What are the risks and impacts of using deprecated technology

Ignoring deprecation warnings is a form of technical debt that accumulates interest in the form of risk.

• Increased exposure to security threats: This is the most significant risk. Once software is deprecated, researchers stop looking for bugs to fix, but hackers start looking for bugs to exploit.

• Potential for system instability and bugs: As the surrounding environment (OS, browsers, hardware) updates, the deprecated software remains static. This eventually leads to crashes and unpredictable behavior.

• Integration and compatibility problems: Modern APIs and third-party integrations may drop support for deprecated protocols, causing critical integrations to break without warning.

• Non-compliance with industry regulations: Frameworks like PCI-DSS, HIPAA, and GDPR require organizations to maintain secure systems. Running unsupported, deprecated software is often a direct violation of these compliance standards.

What are the best practices for managing deprecated software?

Managing deprecation is a proactive process. Organizations should treat it as a standard part of their IT hygiene.

• Audit and inventory: Regularly scan your environment to create a comprehensive inventory of all software assets, libraries, and dependencies. You cannot fix what you do not know you have.

• Clear communication & documentation: When a tool is deprecated, communicate the timeline to all stakeholders. Document the dependencies so teams understand what will break if the software is removed.

• Secure the environment: If you cannot migrate immediately, isolate the deprecated software. Remove it from the public internet (air-gapping) to mitigate security risks.

• Create a migration path: Develop a roadmap for moving to the supported alternative. This includes budget allocation, timeline planning, and resource assignment.

• Incremental modernization: Do not wait for a complete system overhaul. Replace deprecated features piece-by-piece to minimize disruption and spread out the workload.

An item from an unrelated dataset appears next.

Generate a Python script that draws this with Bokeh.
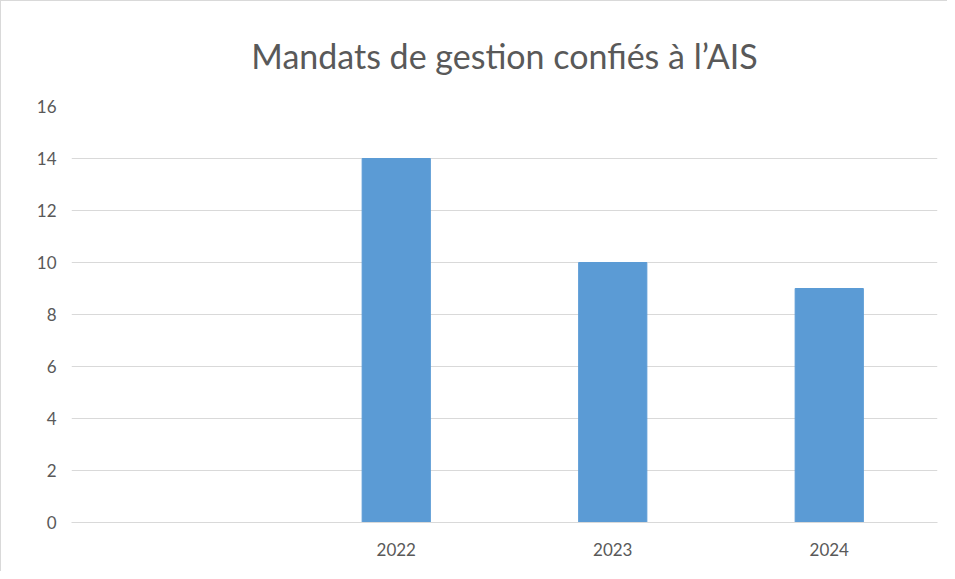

• Employee training: Ensure your development and IT teams are trained on the newer technologies so they do not inadvertently continue using deprecated methods out of habit.

Conclusion

Deprecated software is not necessarily broken software, but it is a clear signal that change is inevitable. By viewing deprecation as a "warning label" rather than a nuisance, organizations can avoid the frantic scramble that occurs when software eventually reaches End-of-Life status. Proactive management, regular audits, and a commitment to modernizing codebases are the best defenses against the security and operational risks posed by outdated technology.